4.9 KiB
llms.txt Generator
Generate llms.txt documentation for GitHub repositories using DSPy.
What is llms.txt?
llms.txt is a proposed standard for providing structured, LLM-friendly documentation about a project. It typically includes:
- Project overview and purpose
- Key concepts and terminology
- Architecture and structure
- Usage examples
- Important files and directories
This tool uses DSPy (Declarative Self-improving Python) to automatically analyze GitHub repositories and generate comprehensive llms.txt documentation.
Installation
This project uses uv for dependency management. If you don't have it installed:
# Install uv
curl -LsSf https://astral.sh/uv/install.sh | sh
Then install the project dependencies:
uv sync
Configuration
You'll need two API keys:
- OpenAI API Key - Required for DSPy to use language models
- GitHub Access Token - Optional but recommended for higher rate limits
Option 1: Using .env file (Recommended)
Create a .env file in the project root:
cp .env.example .env
Then edit .env and add your API keys:
# .env
OPENAI_API_KEY=your-openai-api-key-here
GITHUB_ACCESS_TOKEN=your-github-token-here
# Optional: Set defaults
DEFAULT_MODEL=gpt-4o-mini
DEFAULT_OUTPUT_FILE=llms.txt
Option 2: Using environment variables
export OPENAI_API_KEY="your-openai-api-key"
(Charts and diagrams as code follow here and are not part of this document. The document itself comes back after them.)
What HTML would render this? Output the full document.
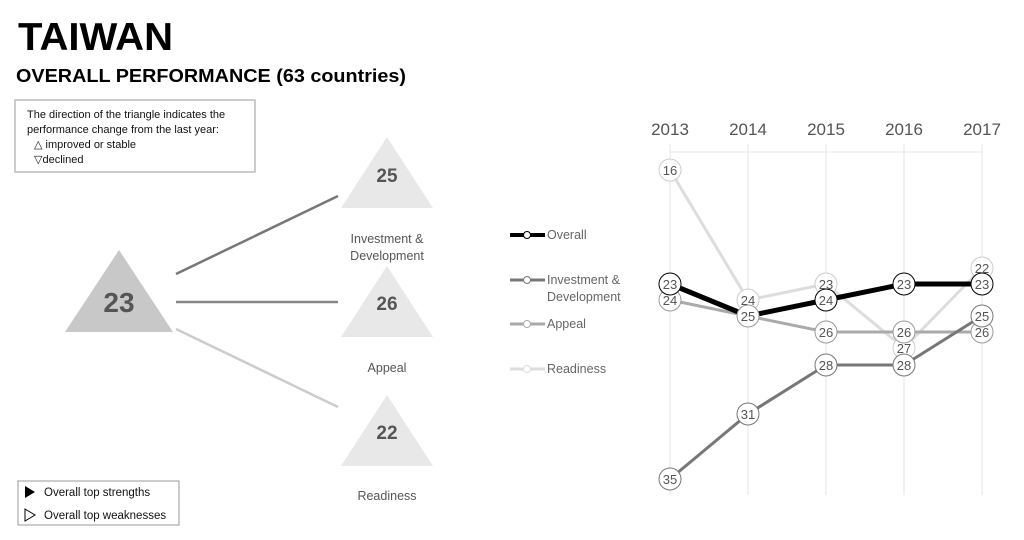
<!DOCTYPE html>
<html><head><style>
body{margin:0;width:1024px;height:535px;background:#fff;overflow:hidden;font-family:"Liberation Sans",sans-serif;}
</style></head><body>
<svg width="1024" height="535" xmlns="http://www.w3.org/2000/svg" font-family="Liberation Sans, sans-serif">
<text x="18" y="50" font-size="39" font-weight="bold" fill="#000" textLength="155" lengthAdjust="spacingAndGlyphs">TAIWAN</text>
<text x="16" y="82" font-size="18.5" font-weight="bold" fill="#000" textLength="390" lengthAdjust="spacingAndGlyphs">OVERALL PERFORMANCE  (63 countries)</text>
<rect x="15" y="100" width="240" height="72" fill="#fff" stroke="#bbb" stroke-width="1.5"/>
<text font-size="11" fill="#111"><tspan x="27" y="118">The direction of the triangle indicates the</tspan><tspan x="27" y="133">performance change from the last year:</tspan><tspan x="34" y="148">△ improved or stable</tspan><tspan x="34" y="163">▽declined</tspan></text>
<polygon points="119,250 173,332 65,332" fill="#c8c8c8"/>
<text x="119" y="312" font-size="28" font-weight="bold" fill="#555" text-anchor="middle">23</text>
<line x1="176" y1="274" x2="338" y2="196" stroke="#777" stroke-width="2.5"/>
<line x1="176" y1="302" x2="338" y2="302" stroke="#888" stroke-width="2.5"/>
<line x1="176" y1="329" x2="338" y2="407" stroke="#ccc" stroke-width="2.5"/>
<polygon points="387,137 433,208 341,208" fill="#e8e8e8"/>
<text x="387" y="182" font-size="19" font-weight="bold" fill="#555" text-anchor="middle">25</text>
<polygon points="387,266 433,337 341,337" fill="#e8e8e8"/>
<text x="387" y="310" font-size="19" font-weight="bold" fill="#555" text-anchor="middle">26</text>
<polygon points="387,395 433,466 341,466" fill="#e8e8e8"/>
<text x="387" y="439" font-size="19" font-weight="bold" fill="#555" text-anchor="middle">22</text>
<text font-size="12.5" fill="#555" text-anchor="middle"><tspan x="387" y="243">Investment &amp;</tspan><tspan x="387" y="260">Development</tspan><tspan x="387" y="372">Appeal</tspan><tspan x="387" y="500">Readiness</tspan></text>
<rect x="18" y="481" width="161" height="44" fill="#fff" stroke="#999" stroke-width="1"/>
<polygon points="25,486 35,492 25,498" fill="#000"/>
<polygon points="25,509 35,515 25,521" fill="#fff" stroke="#000"/>
<text font-size="11.5" fill="#111"><tspan x="44" y="496">Overall top strengths</tspan><tspan x="44" y="519">Overall top weaknesses</tspan></text>
<g font-size="12.5" fill="#666">
<line x1="510" y1="235" x2="545" y2="235" stroke="#000" stroke-width="4"/><circle cx="527" cy="235" r="3.5" fill="#fff" stroke="#000"/><text x="547" y="239">Overall</text>
<line x1="510" y1="280" x2="545" y2="280" stroke="#777" stroke-width="3"/><circle cx="527" cy="280" r="3.5" fill="#fff" stroke="#777"/><text x="547" y="284">Investment &amp;</text><text x="547" y="301">Development</text>
<line x1="510" y1="324" x2="545" y2="324" stroke="#aaa" stroke-width="3"/><circle cx="527" cy="324" r="3.5" fill="#fff" stroke="#aaa"/><text x="547" y="328">Appeal</text>
<line x1="510" y1="369" x2="545" y2="369" stroke="#ddd" stroke-width="3"/><circle cx="527" cy="369" r="3.5" fill="#fff" stroke="#ddd"/><text x="547" y="373">Readiness</text>
</g>
<g stroke="#e6e6e6" stroke-width="1">
<line x1="670" y1="144" x2="670" y2="495"/><line x1="748" y1="144" x2="748" y2="495"/><line x1="826" y1="144" x2="826" y2="495"/><line x1="904" y1="144" x2="904" y2="495"/><line x1="982" y1="144" x2="982" y2="495"/>
<line x1="670" y1="152" x2="982" y2="152"/>
</g>
<g font-size="17" fill="#555" text-anchor="middle"><text x="670" y="135">2013</text><text x="748" y="135">2014</text><text x="826" y="135">2015</text><text x="904" y="135">2016</text><text x="982" y="135">2017</text></g>
<polyline points="670,170 748,300 826,284 904,348 982,268" fill="none" stroke="#ddd" stroke-width="3"/>
<polyline points="670,300 748,316 826,332 904,332 982,332" fill="none" stroke="#aaa" stroke-width="3"/>
<polyline points="670,479 748,414 826,365 904,365 982,316" fill="none" stroke="#777" stroke-width="3"/>
<polyline points="670,284 748,316 826,300 904,284 982,284" fill="none" stroke="#000" stroke-width="5"/>
<g font-size="13" text-anchor="middle" fill="#555">
<g stroke="#ccc" fill="#fff"><circle cx="670" cy="170" r="11"/><circle cx="748" cy="300" r="11"/><circle cx="826" cy="284" r="11"/><circle cx="904" cy="348" r="11"/><circle cx="982" cy="268" r="11"/></g>
<g stroke="#999" fill="#fff"><circle cx="670" cy="300" r="11"/><circle cx="826" cy="332" r="11"/><circle cx="904" cy="332" r="11"/><circle cx="982" cy="332" r="11"/></g>
<g stroke="#777" fill="#fff"><circle cx="670" cy="479" r="11"/><circle cx="748" cy="414" r="11"/><circle cx="826" cy="365" r="11"/><circle cx="904" cy="365" r="11"/><circle cx="982" cy="316" r="11"/></g>
<g stroke="#000" fill="#fff"><circle cx="670" cy="284" r="11"/><circle cx="748" cy="316" r="11" stroke="#999"/><circle cx="826" cy="300" r="11"/><circle cx="904" cy="284" r="11"/><circle cx="982" cy="284" r="11"/></g>
<text x="670" y="175">16</text><text x="748" y="305">24</text><text x="826" y="289">23</text><text x="904" y="353">27</text><text x="982" y="273">22</text>
<text x="670" y="305">24</text><text x="826" y="337">26</text><text x="904" y="337">26</text><text x="982" y="337">26</text>
<text x="670" y="484">35</text><text x="748" y="419">31</text><text x="826" y="370">28</text><text x="904" y="370">28</text><text x="982" y="321">25</text>
<text x="670" y="289">23</text><text x="748" y="321">25</text><text x="826" y="305">24</text><text x="904" y="289">23</text><text x="982" y="289">23</text>
</g>
</svg>
</body></html>
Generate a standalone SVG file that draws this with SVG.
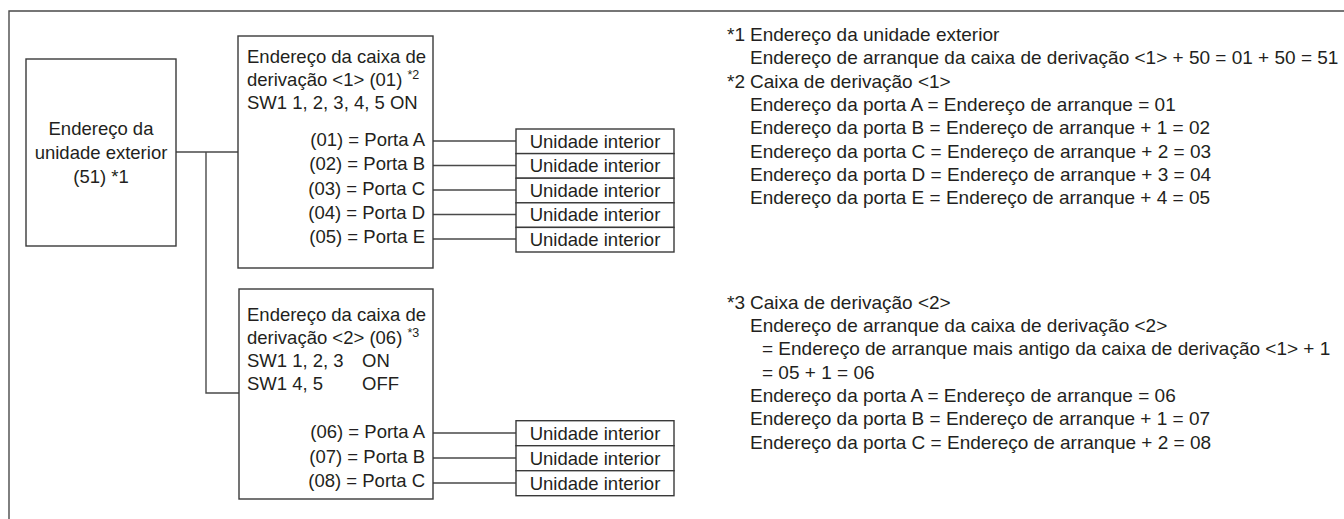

export GITHUB_ACCESS_TOKEN="your-github-token" # Optional
Option 3: Pass keys directly via CLI
uv run python main.py https://github.com/stanfordnlp/dspy \
--openai-key "your-key" \
--github-token "your-token"
Usage
Command Line Interface
Basic usage:
uv run python main.py https://github.com/stanfordnlp/dspy
With custom options:
# Specify output file
uv run python main.py https://github.com/stanfordnlp/dspy -o output/dspy-llms.txt
# Use a different model
uv run python main.py https://github.com/stanfordnlp/dspy -m gpt-4o
# Pass API keys directly
uv run python main.py https://github.com/stanfordnlp/dspy \
--openai-key "your-key" \
--github-token "your-token"
Python API
You can also use the generator programmatically:
from src.generator import generate_llms_txt
# Generate llms.txt for a repository
content = generate_llms_txt(
repo_url="https://github.com/stanfordnlp/dspy",
output_file="llms.txt",
model="gpt-4o-mini",
openai_api_key="your-key", # Optional if env var is set
github_token="your-token" # Optional
)
print(content)
Project Structure
llmstxt-generator/
src/
__init__.py # Package exports
signatures.py # DSPy signatures for analysis
analyzer.py # RepositoryAnalyzer module
github_utils.py # GitHub API utilities
generator.py # Main generation logic
main.py # CLI entry point
example.py # Example usage script
.env.example # Environment variables template
.gitignore # Git ignore patterns
pyproject.toml # Project configuration
README.md # This file
How It Works
The generator uses a multi-step DSPy pipeline:
-
Repository Analysis - Analyzes the repository structure, README, and configuration files to understand the project's purpose and key concepts
-
Code Structure Analysis - Identifies important directories, entry points, and development information
-
Usage Examples Generation - Creates relevant usage examples based on the project's purpose
-
llms.txt Generation - Combines all analyzed information into a structured llms.txt file following the standard format
Example Output
Here's what a generated llms.txt file looks like:
# DSPy: Programming Language Models
## Project Overview
DSPy is a framework for programmingrather than promptinglanguage models...
## Key Concepts
- **Modules**: Building blocks for LM programs
- **Signatures**: Input/output specifications
- **Teleprompters**: Optimization algorithms
- **Predictors**: Core reasoning components
## Architecture
- `/dspy/`: Main package directory
- `/adapters/`: Input/output format handlers
- `/clients/`: LM client interfaces
- `/predict/`: Core prediction modules
- `/teleprompt/`: Optimization algorithms
## Usage Examples
[Generated examples based on repository analysis]
Development
Install development dependencies:
uv sync --extra dev
Run tests:
uv run pytest
Format code:
uv run black .
uv run ruff check .
Limitations
- Requires GitHub public repositories or appropriate access tokens for private repos
- API rate limits may affect large repositories
- Quality depends on the language model used
- Works best with well-documented repositories
License
MIT
Contributing
Contributions are welcome! Please feel free to submit a Pull Request.